In 2018, I wrote about a research project that was focused on building a large dataset around unstructured, everyday cooking actions and behaviors called EPIC-KITCHENS.
The project, which is being led by a group of university researchers, is designed to provide an open-source set of data that will allow artificial intelligence research teams to build better computer models that can better understand and identify behavior in the kitchen.
From the post in 2018:
The ultimate goal behind EPIC-KITCHENS is to create an open dataset about kitchen-centric objects, behavior, and interactions upon which researchers across the world can then focus their deep-learning algorithms on in the hope of advancing artificial intelligence in the kitchen.
Since those early days, the project has continued to progress, recently releasing a newly expanded dataset and publishing the results from the second annual challenge. The first research challenge, completed in 2019, was focused researchers building models that can recognize actions in the kitchen. The recently completed challenge focused on action anticipation, where they asked researchers to predict what action would take place after one second of video.
Researchers who competed in the most research challenge include teams from a variety of universities spanning the globe from Cambridge to Georgia to Singapore as well as some corporate research labs such as the AI team from Facebook.
I recently caught up with the resesarch lead for EPIC-KITCHENS, Dr. Dima Damen from the University of Bristol in the United Kingdom, who told me that the various research teams competing used a variety of approaches to help make their systems better at recognizing and predicting actions based on the information from the video.
“There are some people who’ve used audio,” said Damen. “So they’ve used the audio from the video to identify something like opening the tap versus closing the tap. Traditionally, computer vision has relied on just images without like videos without sound.”
“There are some people who looked on a very big set of things, at what happened the past minute, because that’s helping them. And there are people who said, ‘no, I’ll focus on the objects, like where the hand is, where the object is, that’s a better approach.'”

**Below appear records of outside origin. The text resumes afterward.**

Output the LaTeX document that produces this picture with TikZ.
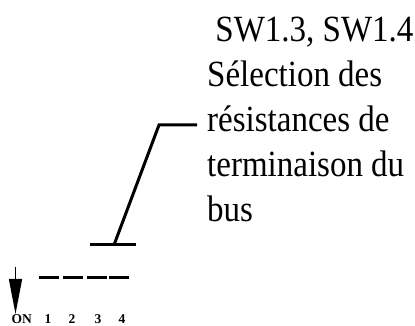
\documentclass[tikz,border=0pt]{standalone}
\usepackage{fontspec}
\setmainfont{Liberation Serif}
\usetikzlibrary{arrows.meta}

\begin{document}
\begin{tikzpicture}[x=1pt, y=1pt]
  \useasboundingbox (0,0) rectangle (415,326);
  \tikzset{lever/.style={line width=3pt},
    swlabel/.style={anchor=base, inner sep=0pt, font=\bfseries\fontsize{13.5}{13.5}\selectfont}}
  % direction ON
  \coordinate (ontop) at (15.5,59);
  \coordinate (ontip) at (15.5,12);
  \draw[line width=1.5pt, -{Triangle[length=35pt, width=13pt]}] (ontop) -- (ontip);
  \node[swlabel] (on) at (21.7,2) {ON};
  % the four switches
  \foreach \x/\lx [count=\i] in {39/48, 63/72, 87/98, 109/122} {
    \draw[lever] (\x,48) -- ++(20,0);
    \node[swlabel] (s\i) at (\lx,2) {\i};
  }
  % pointer to SW1.3 and SW1.4
  \node[anchor=north west, inner sep=0pt, align=left, yscale=1.12, transform shape,
        font=\fontsize{33}{40.2}\selectfont] (legend) at (207,309)
    {\ SW1.3, SW1.4\\S\'election des\\r\'esistances de\\terminaison du\\bus};
  \coordinate (tap) at (114,81);
  \coordinate (knee) at (159,201);
  \draw[line width=3pt] (90,81) -- (136,81);
  \draw[line width=3pt, shorten >=10pt] (tap) -- (knee) -- (knee -| legend.west);
\end{tikzpicture}
\end{document}
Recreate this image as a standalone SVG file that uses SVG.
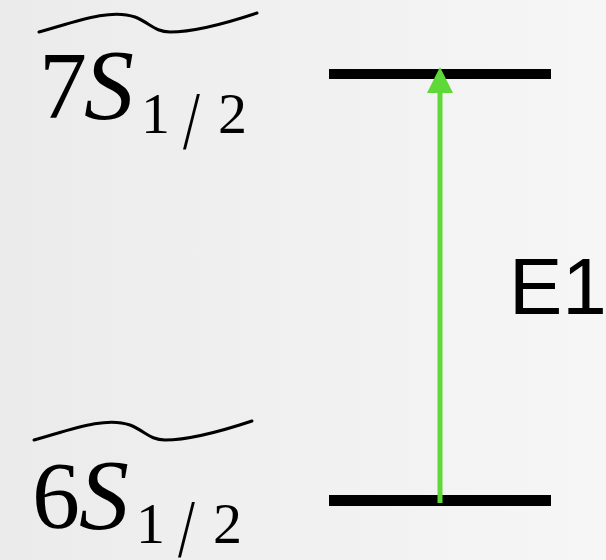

For the next set of challenges, the group is providing a newly expanded set of data and asking them to focus on things such as “test of time”, where they ask if models trained two years ago still perform well and “scalabilty,” where they will have researchers look at whether more data is better.
Part of the expanded data will be a newly broadened dataset called EPIC-KITCHEN-100, where new footage brings the total number of hours of video captured to 100. According to Damen, the new video is from a cohort that included participants from both the previous study (half of the original 32 participants agreed to participate again) and 8 new participants.
According to Damen, by bringing back past participants, it will allow the computer models to better understand kitchen behavior by factoring in what happens with the passage of time, like in real life, but also better understanding how small changes can impact the results.
“It’s the natural progression, like how life will be,” said Damen. “The question is what happens to computer vision in the meanwhile? So it’s tiny tiny changes, right? It’s a slightly new camera, people might have moved home, and then we’re asking more questions that we believe would be interest to the community.”
Damen said she hopes that her technology can help build better technology and systems that could be of help to humans who need assistance.
“So there are new questions that are being asked which, interestingly, even the assistive technology community is not talking about. As in, if you want to help someone, sometimes you can guess what they’re doing, but many times you can’t.”